4. The California Court ruled in favor of the petitioners on essentially all points, basing its ruling on the bylaws. It also awarded the petitioners $20,000 in legal expenses. The outcome suggests that the judge did not think the defendants had much of a case.

Here again, we are left with a puzzle--why did the Board refuse to obey its own bylaws, and why did it continue to do so even after it became clear that the other side was willing to go to court? Or, to put it a little differently, one question is why the Board wanted to keep the books closed and a second question is how it thought it could get away with doing so.

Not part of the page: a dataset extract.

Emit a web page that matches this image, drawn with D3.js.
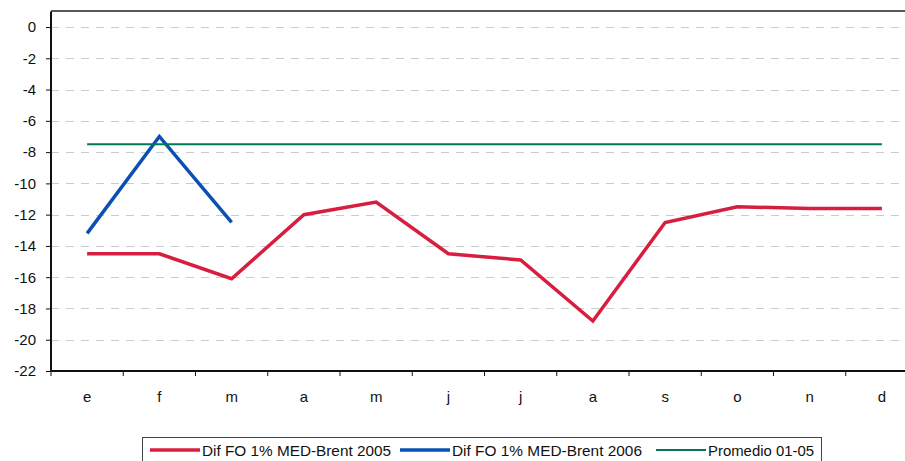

So far as I know, no answer to either question has been provided to the membership by the Board. One possibility is that it was the Executive Director, not the Board, who chose to keep the books closed--perhaps on the general principle that the less the members know, the less likely they are to interfere with the people running the organization. If so, the Board is at fault for failing to adequately monitor and control its employee--but we do not have to suppose that the Board actually had something it was trying to hide.

Why did the Board think it could get away with violating its own bylaws? One possibility is that it received, and believed, bad legal advice--bad enough to persuade the Board it was going to win a case which it seemed obvious to many people, including the judge who tried it, that the Board ought to lose. If so the Board is again at fault--and that particular error cost the Corporation a very large amount of money.

Another possibility is that the Board knew that, if the case came to trial, it would probably lose, but thought it could force the petitioners into backing down by making the cost of the legal action sufficiently high. According to a spokesman for the petitioners, the actual cost of the action to them was about $29,000. It would not be unreasonable for the Board to believe that, faced with such costs, and with no assurance that the court would award them legal costs even if they won, the petitioners would give up, allowing the Board to violate its own bylaws with impunity. If that is what happened, the Board members responsible owe us not only an explanation and an apology but, in my opinion, their resignation--from the Board and probably from the Society.

Conclusion

The point of this posting is simple. The Board has behaved, with regard to both its financial and its legal decisions, in a puzzling manner. The most obvious explanations are highly discreditable to the Board that made the relevant decisions--they imply, at the least, incompetence that did enormous damage to the Society. If one of those explanations is correct, the Board owes us an explanation, an admission of fault, and an apology. If some other explanation is correct, the Board owes us at least an explanation.

What I found most disturbing about the Board statements published in T.I. was that they simply ignored such issues. They claimed that the actions they took were justified by a financial emergency. But there was no explanation of where the financial emergency came from--how we acquired, in a space of three months, an unexpected deficit of a quarter of a million dollars a year. Not only was the puzzle not answered, it was never even posed.

Before closing, I ought to qualify my remarks in one way. I have spoken of "The Board" as if it were an individual, and as such responsible for its actions. But the Board of Directors of the SCA is a committee, and one whose membership has changed substantially over the past nine months. If the Board did things that were wrong, then some Board members must have done things that were wrong--but it does not follow that all did, or even that any of the present Board members did. And in some cases the Board's failure to act might reflect, not the views of a majority, but the ability of a minority to block action.

All of this complicates questions about whether particular people were at fault. But I do not think it complicates the question of whether the Board owes the membership an honest explanation of what happened--something we have not yet gotten.